Yesterday and this morning, something simple happened — and it filled me with a kind of happiness that’s hard to explain.
Before the sun went down last night, I left a few apple slices outside for the bunnies that visit my yard. This morning, the slices were gone. A tiny thing, I know. But the sight of those empty spots in the yard made my heart happy in a way I didn’t expect.
And then I saw them — the bunnies themselves, still here, still choosing my yard as a place of safety. I cut another apple, carried it outside, and a few minutes later watched one of them nibbling away. It felt like a quiet exchange of trust. A conversation without words.
For most of my life, I’ve been someone who finds peace in serving others — even the smallest, furriest creatures. I’m finally beginning to understand that this isn’t a flaw or an over-sensitivity. It’s who I am. My heart is huge, and I’m learning to love that truth instead of shrinking from it.

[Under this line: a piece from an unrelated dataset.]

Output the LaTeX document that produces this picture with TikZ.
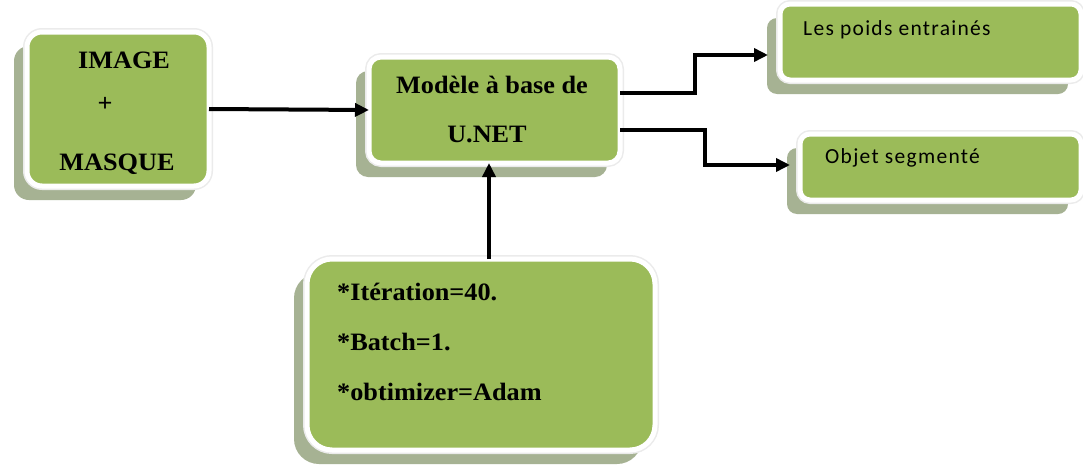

And then, as if the universe wanted to underline the message, I was listening to a medium I follow on YouTube pull my spirit animal from her deck. Three guesses what she pulled.
A rabbit.
Of course.
Sometimes the signs are gentle. Sometimes they hop right into your morning.
What I’m learning — slowly, tenderly — is to love myself for the soul I’ve always been. To forgive the years I spent disconnected from that truth. To recognize that the environment I lived in shaped my self‑perception, but it never changed my essence.
I accept those experiences now. I understand myself more clearly. And I’m becoming intentional about where my energy goes and what I allow into my inner world.
Today, I feel divinely protected. Today, I feel grateful. Today, I plan to share the wisdom I’ve earned the hard way — not from a place of performance, but from presence.
Sometimes the smallest joys are the ones that remind us who we really are.